▶ [Given material]
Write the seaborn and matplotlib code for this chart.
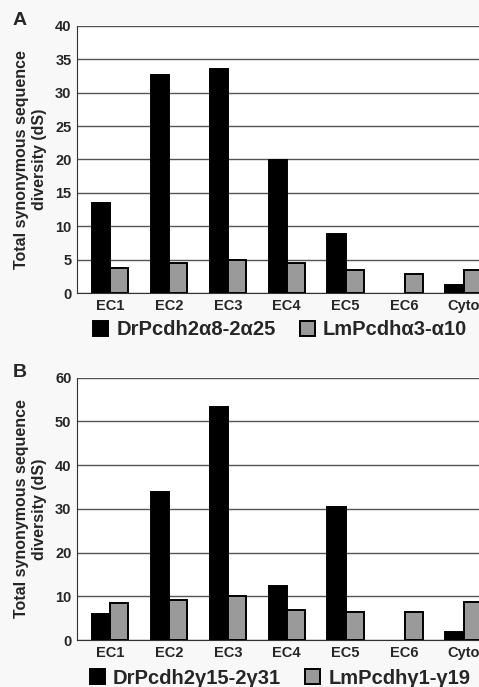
import pandas as pd
import matplotlib
matplotlib.use("Agg")
import matplotlib.pyplot as plt
import seaborn as sns

# data
domains = ["EC1", "EC2", "EC3", "EC4", "EC5", "EC6", "Cyto"]
dr_alpha = [13.5, 32.6, 33.6, 19.9, 8.9, 0.0, 1.2]
lm_alpha = [3.7, 4.5, 4.9, 4.5, 3.5, 2.9, 3.5]
dr_gamma = [5.9, 33.9, 53.2, 12.4, 30.5, 0.0, 1.9]
lm_gamma = [8.5, 9.2, 10.1, 6.9, 6.3, 6.3, 8.6]

names_a = ["DrPcdh2α8-2α25", "LmPcdhα3-α10"]
names_b = ["DrPcdh2γ15-2γ31", "LmPcdhγ1-γ19"]
yticks_a = [0, 5, 10, 15, 20, 25, 30, 35, 40]
yticks_b = [0, 10, 20, 30, 40, 50, 60]

sns.set_style("white")
plt.rcParams["font.family"] = ["Liberation Sans", "DejaVu Sans"]
plt.rcParams["font.weight"] = "bold"


def long_df(s1, s2, names):
    rows = []
    for d, v in zip(domains, s1):
        rows.append({"domain": d, "series": names[0], "dS": v})
    for d, v in zip(domains, s2):
        rows.append({"domain": d, "series": names[1], "dS": v})
    return pd.DataFrame(rows)


fig = plt.figure(figsize=(4.79, 6.87), dpi=100)
fig.patch.set_facecolor("#f8f8f8")

ax_a = fig.add_axes([0.1608, 0.5735, 0.8685, 0.3887])
ax_b = fig.add_axes([0.1608, 0.0684, 0.8685, 0.3818])

# axes, data, series names, y ticks, panel letter, letter baseline, legend centre
panels = [
    (ax_a, long_df(dr_alpha, lm_alpha, names_a), names_a, yticks_a, "A", 0.9636, 0.5197),
    (ax_b, long_df(dr_gamma, lm_gamma, names_b), names_b, yticks_b, "B", 0.4517, 0.0131),
]

for ax, df, names, yt, letter, let_y, leg_y in panels:
    sns.barplot(data=df, x="domain", y="dS", hue="series", order=domains,
                hue_order=names, palette=["black", "#9a9a9a"], width=0.62,
                edgecolor="black", linewidth=1.4, ax=ax, zorder=3)
    # empty bars (EC6) should not leave a stroke on the axis
    for cont in ax.containers:
        for p in cont:
            if p.get_height() == 0:
                p.set_visible(False)
    ax.set_facecolor("white")
    ax.set_xlim(-0.56, 6.5)
    ax.set_ylim(0, yt[-1])
    ax.set_yticks(yt)
    ax.set_yticklabels([str(t) for t in yt], fontsize=10.5, fontweight="bold")
    ax.set_xticks(range(len(domains)))
    ax.set_xticklabels(domains, fontsize=10.5, fontweight="bold")
    ax.set_xticks([i + 0.5 for i in range(len(domains))], minor=True)
    ax.tick_params(axis="x", which="major", length=0, pad=4)
    ax.tick_params(axis="x", which="minor", length=3, color="#777777")
    ax.tick_params(axis="y", length=2, pad=2)
    ax.set_xlabel("")
    ax.set_ylabel("Total synonymous sequence\ndiversity (dS)", fontsize=11.5,
                  fontweight="bold", labelpad=6)
    ax.grid(axis="y", color="#555555", linewidth=1.0, zorder=0)
    ax.set_axisbelow(True)
    for side in ["top", "right"]:
        ax.spines[side].set_visible(False)
    ax.spines["left"].set_color("#333333")
    ax.spines["bottom"].set_color("#333333")
    handles, labels = ax.get_legend_handles_labels()
    ax.get_legend().remove()
    fig.legend(handles, labels, loc="center", bbox_to_anchor=(0.585, leg_y),
               ncol=2, frameon=False, prop={"size": 14.5, "weight": "bold"},
               handlelength=0.75, handleheight=0.75, handletextpad=0.4,
               columnspacing=1.2, borderpad=0)
    fig.text(0.026, let_y, letter, fontsize=14, fontweight="bold", va="baseline")

fig.savefig("out.png", dpi=100, facecolor=fig.get_facecolor())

▶ [Objective] Restate exactly, please, only the lines between the start of the data and the line containing "import seaborn as sns", both ends included, skipping the pictures.

▶ [Task answer]
Write the seaborn and matplotlib code for this chart.
import pandas as pd
import matplotlib
matplotlib.use("Agg")
import matplotlib.pyplot as plt
import seaborn as sns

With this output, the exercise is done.